Leave her alone
Petronella Wyatt
T have a summer cold. My eyes feel as if
they have been rammed into the back of my head by pokers, my chest tells me that a boa constrictor has wrapped itself around it, and the rest of my body is convinced that it does not belong to me but to the Michelin man.
Why are summer colds more painful and more difficult to shake off than proper winter ones? Perhaps germs thrive in warm weather or maybe it is simply nature mocking one, as others happily chatter outside street-corner cafés, and the victim lurches from room to room in a dressing-gown.
Feeling sorry for yourself, on top of being slightly less mobile than normal, generates an orgy of thinking, that is, once the drugs have worn off. One's mind, as is customary at such times, turns for comfort to those who are having a truly super-rotten time. This is the most unattractive human trait, but there you are.
I started pondering Tony Blair but then concluded he'd had a pretty good run for his money as the Prince Charming of British politics. etc. I felt better when I thought of Alastair Campbell who once tried to insult me by saying I had a silly name, but decided that just like a cat he would always end up on his feet. as Napoleon remarked of Talleyrand.
So I turned to Mrs Blair. Why do so many of the press hate her so much? Yes, she has a Hammer sort of smile, yes, she has made mistakes of judgment, but none that led to the deaths of British servicemen. OK, the woman went and half-emptied a shop in Australia, but most of the stuff was for her children and she did pay for it.
Don't get me wrong. I don't like her. I suspect she is not the person who would like to sit down with you and a glass of wine and watch a screwball comedy. I cannot imagine that her conversation elicits belly laughs or makes her the soul of the party — both types of party. I imagine she would address you as if you were a recalcitrant student who had been skipping lectures.
But she does not deserve this continual hostile scrutiny. This is especially when it comes to her clothes. Last week, during a trip to America, Mrs Blair was photographed leaving the aircraft in a sort of lilac-grey suit. It turned out that the suit had been tailor-made — by someone of whom I had never heard — as opposed to being off the peg, and had allegedly cost £5,000.
This generated a bout of hysteria. Cherie spends fortune on suit, etc. Enough to feed a family for six months, etc.! And so what? Let's be fair even if we do dislike the woman. First of all £5,000 is very little for couture. Not that I buy any myself. My income makes me strictly off the peg. But I have friends in the fashion business who tell me that most tailor-made clothes, especially from the big design houses, cost around £15,000 a go.
Second. Mrs Blair is a very high-earning QC. She is bright and evidently works very hard. If she wishes to spend £5,000 of her own money that is her business.

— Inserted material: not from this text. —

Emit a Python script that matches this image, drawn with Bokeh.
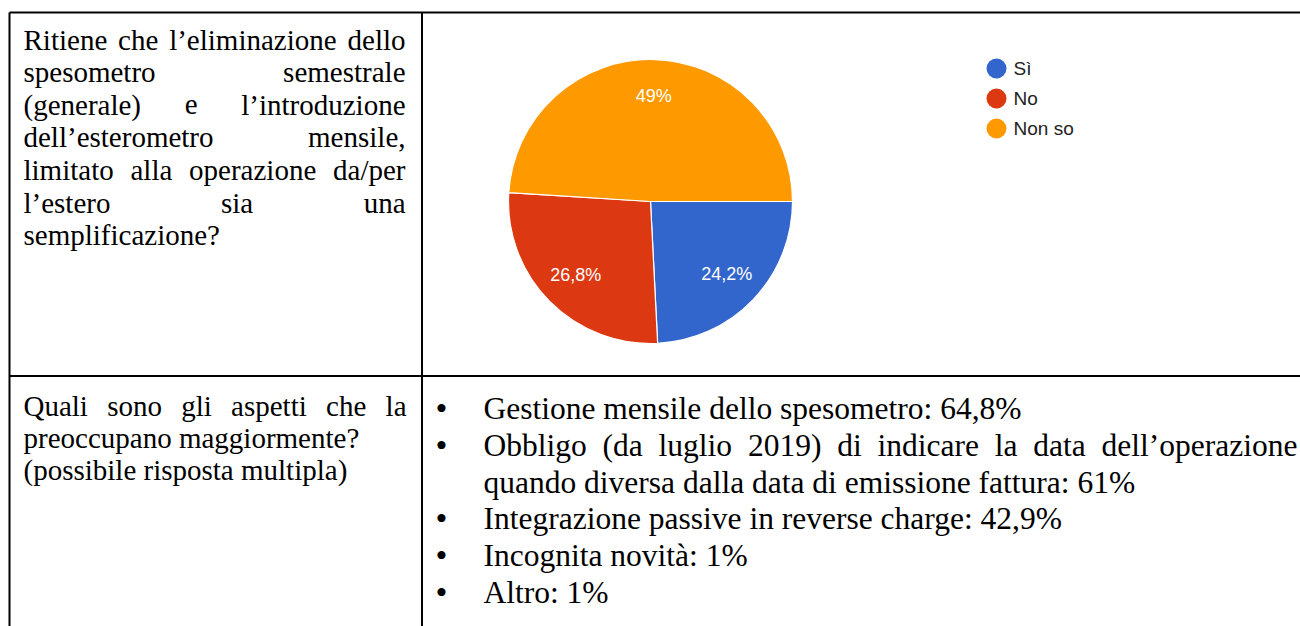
import math
from bokeh.plotting import figure
from bokeh.models import Range1d, ColumnDataSource
from bokeh.core.properties import value
from bokeh.embed import file_html
from bokeh.resources import INLINE

# ---------------- data ----------------
answers = ["Sì", "No", "Non so"]
answer_pct = [24.2, 26.8, 49.0]
answer_colors = ["#3366CC", "#DC3912", "#FF9900"]

question1_lines = [
    "Ritiene che l’eliminazione dello",
    "spesometro semestrale",
    "(generale) e l’introduzione",
    "dell’esterometro mensile,",
    "limitato alla operazione da/per",
    "l’estero sia una",
    "semplificazione?",
]
question1_justify = [True, True, True, True, True, True, False]

question2_lines = [
    "Quali sono gli aspetti che la",
    "preoccupano maggiormente?",
    "(possibile risposta multipla)",
]
question2_justify = [True, False, False]

aspects = [
    "Gestione mensile dello spesometro",
    "Obbligo (da luglio 2019) di indicare la data dell’operazione quando diversa dalla data di emissione fattura",
    "Integrazione passive in reverse charge",
    "Incognita novità",
    "Altro",
]
aspect_pct = [64.8, 61.0, 42.9, 1.0, 1.0]

# ---------------- layout helpers ----------------
W, H = 1300, 626


def X(sx):
    return sx


def Y(sy):
    return H - sy


def fmt_pct(v):
    s = ("%.1f" % v).replace(".", ",")
    if s.endswith(",0"):
        s = s[:-2]
    return s + "%"


# Times-Roman advance widths (per 1000 em)
TW = {" ": 250, "(": 333, ")": 333, ",": 250, ".": 250, "/": 278, ":": 278, "?": 444,
      "%": 833, "’": 333, "'": 180, "-": 333}
for c in "0123456789":
    TW[c] = 500
TW.update(dict(zip("ABCDEFGHIJKLMNOPQRSTUVWXYZ",
                   [722, 667, 667, 722, 611, 556, 722, 722, 333, 389, 722, 611, 889, 722, 722,
                    556, 722, 667, 556, 611, 722, 722, 944, 722, 722, 611])))
TW.update(dict(zip("abcdefghijklmnopqrstuvwxyz",
                   [444, 500, 444, 500, 444, 333, 500, 500, 278, 278, 500, 278, 778, 500, 500,
                    500, 500, 333, 389, 278, 500, 500, 722, 500, 500, 444])))
TW.update({"à": 444, "ì": 278, "è": 444, "ò": 500, "ù": 500})


def text_width(s, size):
    return sum(TW.get(c, 500) for c in s) / 1000.0 * size


p = figure(width=W, height=H, x_range=Range1d(0, W), y_range=Range1d(0, H),
           output_backend="svg", toolbar_location=None, min_border=0,
           x_axis_type=None, y_axis_type=None, outline_line_color=None,
           background_fill_color="white", border_fill_color="white")
p.grid.visible = False

SERIF = value("Liberation Serif")
SANS = value("Liberation Sans")

left_items = {"x": [], "y": [], "t": [], "s": []}
right_items = {"x": [], "y": [], "t": [], "s": []}


def put_line(text, x0, x1, base, size, justify):
    words = text.split(" ")
    if justify and len(words) > 1:
        total = sum(text_width(w, size) for w in words)
        gap = (x1 - x0 - total) / (len(words) - 1)
        x = x0
        for w in words[:-1]:
            left_items["x"].append(X(x)); left_items["y"].append(Y(base))
            left_items["t"].append(w); left_items["s"].append("%gpx" % size)
            x += text_width(w, size) + gap
        right_items["x"].append(X(x1)); right_items["y"].append(Y(base))
        right_items["t"].append(words[-1]); right_items["s"].append("%gpx" % size)
    else:
        left_items["x"].append(X(x0)); left_items["y"].append(Y(base))
        left_items["t"].append(text); left_items["s"].append("%gpx" % size)


def wrap(text, size, maxw):
    words = text.split(" ")
    lines, cur = [], ""
    for w in words:
        cand = w if not cur else cur + " " + w
        if text_width(cand, size) > maxw and cur:
            lines.append(cur)
            cur = w
        else:
            cur = cand
    lines.append(cur)
    return lines


# ---------------- table grid ----------------
GRID_LEFT, GRID_TOP, COL_X, ROW_Y = 9, 12, 421.5, 375.5
p.segment(x0=[X(GRID_LEFT), X(GRID_LEFT), X(COL_X), X(GRID_LEFT)],
          y0=[Y(GRID_TOP), Y(GRID_TOP), Y(GRID_TOP), Y(ROW_Y)],
          x1=[W, X(GRID_LEFT), X(COL_X), W],
          y1=[Y(GRID_TOP), 0, 0, Y(ROW_Y)],
          line_color="black", line_width=2)

# ---------------- left column questions ----------------
Q_SIZE = 29
for i, (ln, j) in enumerate(zip(question1_lines, question1_justify)):
    put_line(ln, 23, 405, 39 + 32.6 * i, Q_SIZE, j)
for i, (ln, j) in enumerate(zip(question2_lines, question2_justify)):
    put_line(ln, 23, 406, 405 + 32 * i, Q_SIZE, j)

# ---------------- bullet list ----------------
L_SIZE = 31.5
LIST_X0, LIST_X1 = 483, 1297
bullet_x, bullet_y = [], []
line_no = 0
for lab, v in zip(aspects, aspect_pct):
    full = "%s: %s" % (lab, fmt_pct(v))
    lines = wrap(full, L_SIZE, LIST_X1 - LIST_X0)
    bullet_x.append(X(441)); bullet_y.append(Y(408 + 36.8 * line_no))
    for k, ln in enumerate(lines):
        put_line(ln, LIST_X0, LIST_X1, 408 + 36.8 * line_no, L_SIZE, k < len(lines) - 1)
        line_no += 1

p.text(x=bullet_x, y=bullet_y, text=["•"] * len(bullet_x), text_font=SERIF,
       text_font_size=value("34px"), text_align="center", text_baseline="alphabetic",
       text_color="black")

p.text(x="x", y="y", text="t", text_font_size="s", source=ColumnDataSource(left_items),
       text_font=SERIF, text_align="left", text_baseline="alphabetic", text_color="black")
p.text(x="x", y="y", text="t", text_font_size="s", source=ColumnDataSource(right_items),
       text_font=SERIF, text_align="right", text_baseline="alphabetic", text_color="black")

# ---------------- pie ----------------
CX, CY, R = X(650), Y(201), 142
total = sum(answer_pct)
starts, ends, lx, ly, labels = [], [], [], [], []
cum = 0.0
for v in answer_pct:
    a0 = cum / total * 2 * math.pi
    cum += v
    a1 = cum / total * 2 * math.pi
    # clockwise from 3 o'clock
    starts.append(-a1)
    ends.append(-a0)
    mid = -(a0 + a1) / 2
    lx.append(CX + 0.74 * R * math.cos(mid))
    ly.append(CY + 0.74 * R * math.sin(mid))
    labels.append(fmt_pct(v))

pie_src = ColumnDataSource(dict(start=starts, end=ends, color=answer_colors))
p.wedge(x=CX, y=CY, radius=R, radius_units="screen", start_angle="start", end_angle="end",
        fill_color="color", line_color="white", line_width=1.2, source=pie_src)
p.text(x=lx, y=ly, text=labels, text_font=SANS, text_font_size=value("18px"),
       text_color="white", text_align="center", text_baseline="middle")

# ---------------- legend ----------------
leg_y = [Y(68 + 30 * i) for i in range(len(answers))]
p.scatter(x=[X(996)] * len(answers), y=leg_y, size=20, marker="circle",
          fill_color=answer_colors, line_color=None)
p.text(x=[X(1013)] * len(answers), y=leg_y, text=answers, text_font=SANS,
       text_font_size=value("19px"), text_color="#222222", text_align="left",
       text_baseline="middle")

open("out.html", "w").write(file_html(p, INLINE))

It is not as if the tax-payer coughed up for her suit.
Third, compared to other so-called First Ladies, as the Prime Minister's wife is now known, she is remarkably thrifty. Consider all the piles of dosh Nancy Reagan spent on clothes and shoes — almost enough to pay off Third World debt. And these were not clothes by unknown young designers. These were clothes by Oscar de la Renta and other couturiers who shrieked of chic.
And what of Jacqueline Kennedy? She didn't conquer France in a shift. The late Mrs Kennedy Onassis spend a legendary amount on clothes, so much that her husband felt compelled to tick her off. But for the large part the public were entranced and her 'look' became part of the Kennedy legend.
Leaders' wives are compelled to be smart as they are ambassadresses for their country. They have been thrust into the public eye and are not seeking publicity for the sake of it. It is quite the opposite with female 'celebrities'. These women spend most of their time at parties and probably think that a desk is a new kind of bias cut. They are perfectly useless and the majority are parasitical. Yet no one complains when they turn up at premieres and openings in dresses costing three times more than Mrs Blair's.
Sometimes they haven't even paid for them themselves. They are, rather, gifts from designers who want their clothes to get into the newspapers. At least Mrs Blair had bought hers with the sweat of her brow. Or is it that we still expect Labour leaders' wives to look like the head of a Soviet women's tank corps? Either way, the poor woman goes on being persecuted. I bet she wishes she had a summer cold instead.